AIが生成する作品をめぐる疑問
AIが生成する画像はそもそもアートと呼べるのかという疑問を抱く人も多いでしょう。画家の描く絵画は、歴史的には絵のコンセプトだけでなく絵を描く技術を含めて評価されてきたからです。
例えば写実主義の時代は、現実をどれだけそのまま写せているかという技術が絵画を評価する重要なポイントでした。
それぞれの画家が色の出し方をまるで科学者のように探求し、光を描き出そうとする印象派の絵画へと繋がっていったわけです。
写真技術が普及して、写実絵画の価値が下がっていくと、絵画は画家の心情や意図を表現する手段として活路を見出します。
AIの画像生成プログラムを使うと、表現技術のない人でもレベルの高い作品を作ることができるわけですが、そうすると、現代アートが辿った道のように、AIにどういう指示(テキスト)を与えれば良いのか、AIが生成した画像の中からどれを選べば良いのかといった戦略性こそが重要になるでしょう。
AIの作るアート作品についてもうひとつ生じる疑問は、AIによって生成された画像が一体だれの作品かということです。そこには様々な人が様々な形で関わっているからです。
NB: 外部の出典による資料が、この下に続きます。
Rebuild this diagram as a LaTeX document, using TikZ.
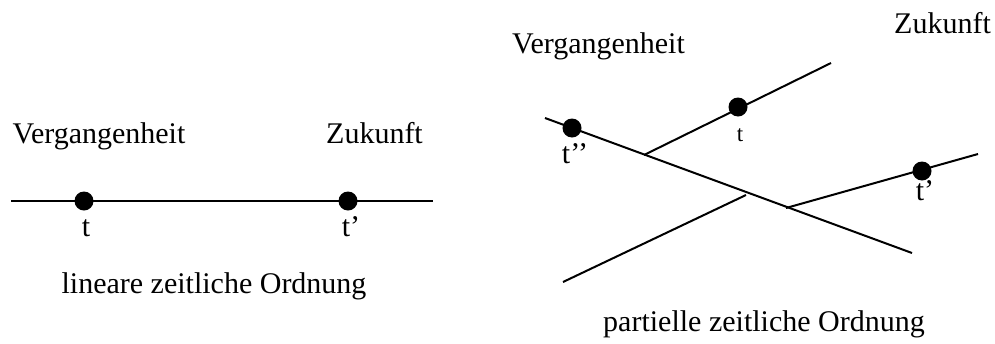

AIに画像を生成させそれを選択した人は、一連の作業の最終段階に関わった人ですが、その前には、そのAIプログラムを作った人がいます。それがオープンソースであったとしても、そのAIプログラムによって生成された作品が高値で売れたとき、プログラマーにはお金が渡らなくても良いのでしょうか。
先に述べた4800万円で落札された作品の場合、使われたAIをプログラムしたのは当時高校を卒業したばかりの少年でしたが、作品のクレジットに彼の名前はなく、作品の売上が配分されることもありませんでした。
そもそもその少年も一からプログラムを作ったわけではありません。彼もそれ以前に作られていたプログラムを参考にしたり、手を加えたりしてプログラムを作ったのです。もし彼に売上金を渡すならば、彼が参考にしたプログラムの制作者たちにも配分する必要があるのでしょうか。
また、AIが収集した画像にもそれぞれ制作者がいます。基になった画像の制作者もできあがった作品に関わっていることは間違いありません。
AIが生成した作品の制作者とはだれなのかを規定するのは簡単ではないのです。AIが生成した作品が売り買いされる場合、これは法的に解決されるべき問題となります。
※記事の内容は、執筆者個人の考え、意見に基づくものであり、明治大学の公式見解を示すものではありません。